CTR full form in banking
CTR stands for Currency Transaction Report. The term is used universally in US banking, financial services, and regulatory compliance contexts to refer to the BSA-mandated filing for cash transactions above the reporting threshold.
Who must file CTRs
The obligation to file CTRs applies to a broad set of US financial institutions. National and state-chartered banks, federal and state-chartered credit unions, savings associations, US branches and agencies of foreign banks, money services businesses (MSBs), casinos and card clubs above defined revenue thresholds, and broker-dealers in securities all fall within scope.
Any institution that handles physical cash from customers must be in a position to identify reportable transactions and submit the CTR on time — typically through a unified AML screening and monitoring platform that flags qualifying transactions automatically.
The USD 10,000 threshold
The CTR is triggered by cash transactions exceeding USD 10,000 — not USD 10,000 exactly. A USD 10,000.01 deposit is reportable; a USD 10,000.00 deposit is not.
Aggregation
The threshold applies to aggregate cash activity by or on behalf of a single person on a single business day. Two USD 6,000 deposits by the same customer on the same business day exceed the threshold collectively and trigger a CTR — even though no single transaction does. Institutions must therefore aggregate cash activity at the customer level, not just at the transaction level.
What counts as cash
"Cash" in the CTR context means physical currency and certain cash equivalents — including coin, currency, and certain monetary instruments in specific contexts (such as cashier's cheques in some casino transactions). It does not include wire transfers, ACH transactions, cheque deposits drawn on other accounts, or electronic payments.
CTR filing process
A CTR filing follows a structured workflow that runs from identification through electronic submission and recordkeeping:
- Identification — the institution's teller, branch system, or AML platform identifies that a customer's cash activity in a single business day has exceeded USD 10,000, either through a single transaction or through aggregation.

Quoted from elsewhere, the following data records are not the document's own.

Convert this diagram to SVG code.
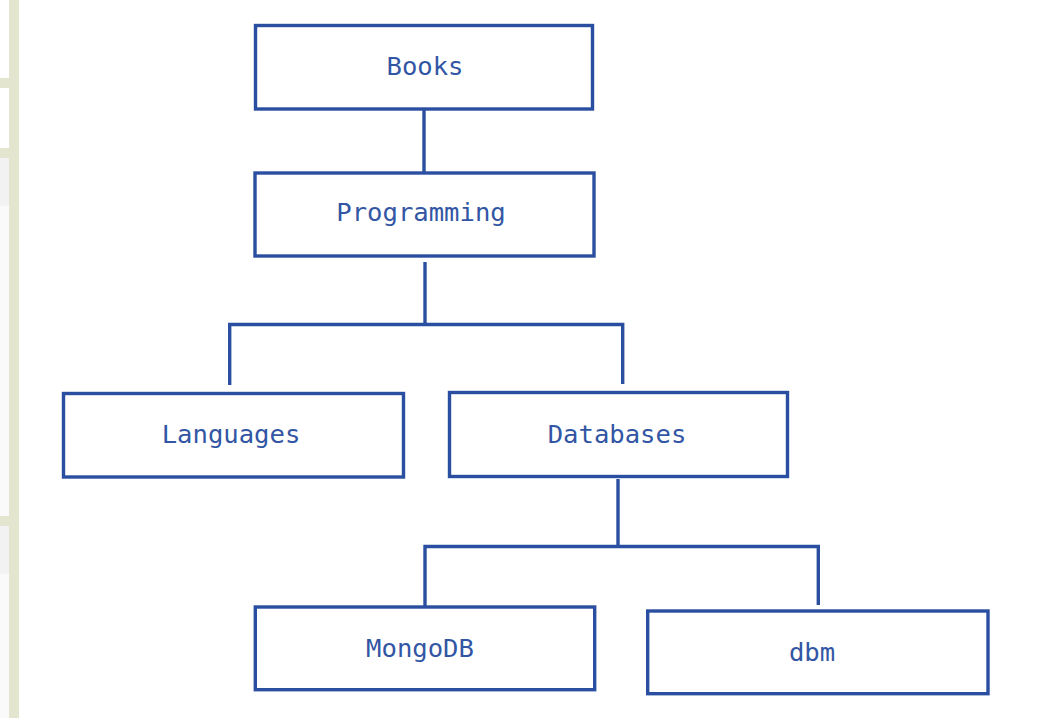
<svg xmlns="http://www.w3.org/2000/svg" width="1045" height="718" viewBox="0 0 1045 718">
  <style>
    .box { fill: #ffffff; stroke: #2b4fa0; stroke-width: 3.4; }
    .lbl { font-family: "DejaVu Sans Mono", "Liberation Mono", monospace; font-size: 25.6px; fill: #3356a4; text-anchor: middle; }
    .conn { fill: none; stroke: #2b4fa0; stroke-width: 3.4; stroke-linejoin: miter; }
    .beige { fill: #e4e5cf; }
  </style>
  <rect x="0" y="0" width="1045" height="718" fill="#ffffff"/>
  <g id="sidebar">
    <rect x="0" y="158" width="9" height="48" fill="#f2f2f2"/>
    <rect x="0" y="206" width="9" height="310" fill="#fafafa"/>
    <rect x="0" y="526" width="9" height="48" fill="#f2f2f2"/>
    <rect x="0" y="574" width="9" height="144" fill="#fafafa"/>
    <rect class="beige" x="0" y="78" width="9" height="10"/>
    <rect class="beige" x="0" y="148" width="9" height="10"/>
    <rect class="beige" x="0" y="516" width="9" height="10"/>
    <rect class="beige" x="9" y="0" width="10" height="718"/>
  </g>
  <g id="connectors">
    <line class="conn" x1="424" y1="109" x2="424" y2="173"/>
    <line class="conn" x1="425" y1="262" x2="425" y2="324.5"/>
    <polyline class="conn" points="229.7,385 229.7,324.5 622.7,324.5 622.7,384"/>
    <line class="conn" x1="618" y1="479" x2="618" y2="546.5"/>
    <polyline class="conn" points="425,607 425,546.5 818.3,546.5 818.3,605"/>
  </g>
  <g id="books">
    <rect class="box" x="255.5" y="25.5" width="337" height="83.5"/>
    <text class="lbl" x="425" y="75">Books</text>
  </g>
  <g id="programming">
    <rect class="box" x="255" y="173" width="339" height="83"/>
    <text class="lbl" x="421" y="221">Programming</text>
  </g>
  <g id="languages">
    <rect class="box" x="63.5" y="393.5" width="340" height="83.5"/>
    <text class="lbl" x="231" y="443">Languages</text>
  </g>
  <g id="databases">
    <rect class="box" x="449.5" y="392.5" width="338" height="84"/>
    <text class="lbl" x="617" y="442.5">Databases</text>
  </g>
  <g id="mongodb">
    <rect class="box" x="255.3" y="607" width="339.4" height="82.7"/>
    <text class="lbl" x="420" y="657">MongoDB</text>
  </g>
  <g id="dbm">
    <rect class="box" x="647.7" y="611" width="340.3" height="82.7"/>
    <text class="lbl" x="812" y="660.5">dbm</text>
  </g>
</svg>
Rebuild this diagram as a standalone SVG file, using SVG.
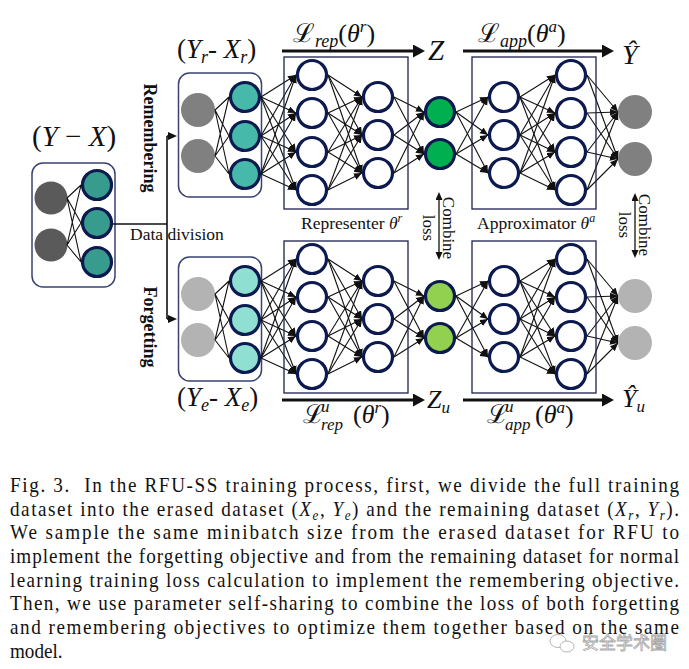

- Information capture — the institution captures the customer's identifying information (name, address, date of birth, SSN or tax identifier, occupation), the transaction details (amount, currency, date, type, account), and identifying information for any third party on whose behalf the transaction was conducted.
- Electronic filing — the CTR is filed electronically through the FinCEN BSA E-Filing System on Form 112 within 15 calendar days of the transaction.
- Recordkeeping — the institution retains a copy of the CTR and all supporting documentation for at least five years from the date of filing, available for regulatory or law-enforcement inspection.
CTR vs SAR vs STR
CTRs and SARs/STRs are both BSA-era filings, but they answer different questions and follow different triggers.
| Filing | Trigger | Requires suspicion? | Threshold | Deadline |
|---|---|---|---|---|
| CTR | Cash transactions exceeding USD 10,000 in a single business day | No — purely threshold-based | USD 10,000 (cash only) | 15 calendar days |
| SAR | Suspicion of money laundering, terrorist financing, or predicate offence | Yes | USD 5,000 (general); USD 25,000 for transactions with no identified suspect | 30 calendar days (extendable to 60) |
| STR | Same as SAR — used internationally outside the US | Yes | Varies by jurisdiction | "As soon as practicable" in most regimes |
A single transaction can trigger both filings. A USD 50,000 cash deposit by a customer whose profile and history make the deposit suspicious would generate both a CTR (because of the threshold) and a SAR (because of the suspicion) — filed separately, with no cross-reference visible to the customer.
Structuring: avoiding CTRs is a federal crime
A defining feature of the CTR regime is that deliberately structuring transactions to avoid the CTR threshold is itself a federal crime under 31 U.S.C. § 5324 — separate from any underlying money-laundering offence. A customer who deposits USD 9,500 on Monday, USD 9,000 on Tuesday, and USD 8,500 on Wednesday — specifically to keep each deposit below the threshold — has committed structuring.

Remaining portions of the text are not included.